The Row Fall 2024 Menswear

As you glance through these men’s and women’s collections, it’s worth revisiting the runway coverage from September since you’re likely to notice something different. The roomy robes, generous tunics, capacious coats—all deliberately proportioned but undeniably large—have given way to looks that are less ample, more fitted.

This is not to suggest The Row has done anything radical. Only that we can see a tendency towards narrower lines with tailoring that creates a defined silhouette. Some examples: A short, contoured jacket worn with a slim pant and rounded pumps; a dress belted for waist emphasis (and bright red tights for leg emphasis); an ultra-smooth, leaned-out leather jacket; a three-button jacket, wingtip tuxedo shirt and trousers that slightly recalibrate how we envision the brand.
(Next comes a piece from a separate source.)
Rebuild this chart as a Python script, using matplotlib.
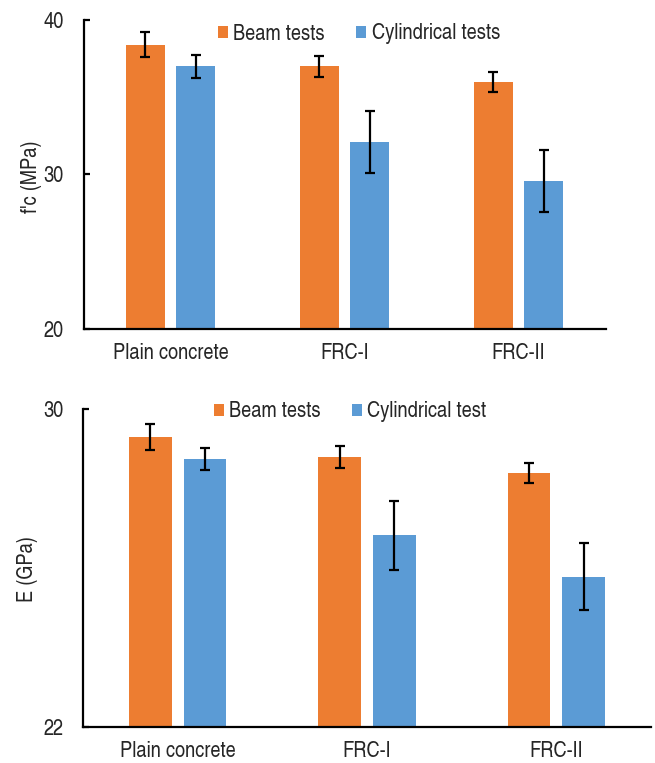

Even new bags—including the tubular Edith, the Mini Devon and streamlined minaudières—were downsized and compact.

What might this say about where Mary-Kate and Ashley Olsen are in their lives? An evolving style? A changing relationship with the body? An ennui towards all things enveloping? One answer could be that there are considerations towards a broader wardrobe—one that accommodates greater ways of dressing while maintaining maximum ease.

With more emphasis on tailoring and since the mannequins appeared together, some of the men’s and women’s looks were practically indistinguishable. Across both there was a soigné confidence made possible by the perfect distressing on a leather jacket; the sumptuous feel of a treated cashmere blazer; or the dresses that were draped or cut with flawless simplicity, the lurex shimmer bringing just enough glamour.

Beyond this lookbook edit, the salons of the Paris showroom revealed just how expansive the brand’s offer has become. From the luxurious leisure outfits to the small leather items, with color bursts that spanned muted blues to salmon pink, clients could conceivably opt in for all of it, knowing that would be additive to their existing wardrobe. A pair of cuissardes for every day, why not!

Without assuming anything, it is interesting to wonder what follows these collections. From the off-duty towels around the shoulders last season to pushing the polish here—the Olsens’ is a version of real life that we invariably want to live.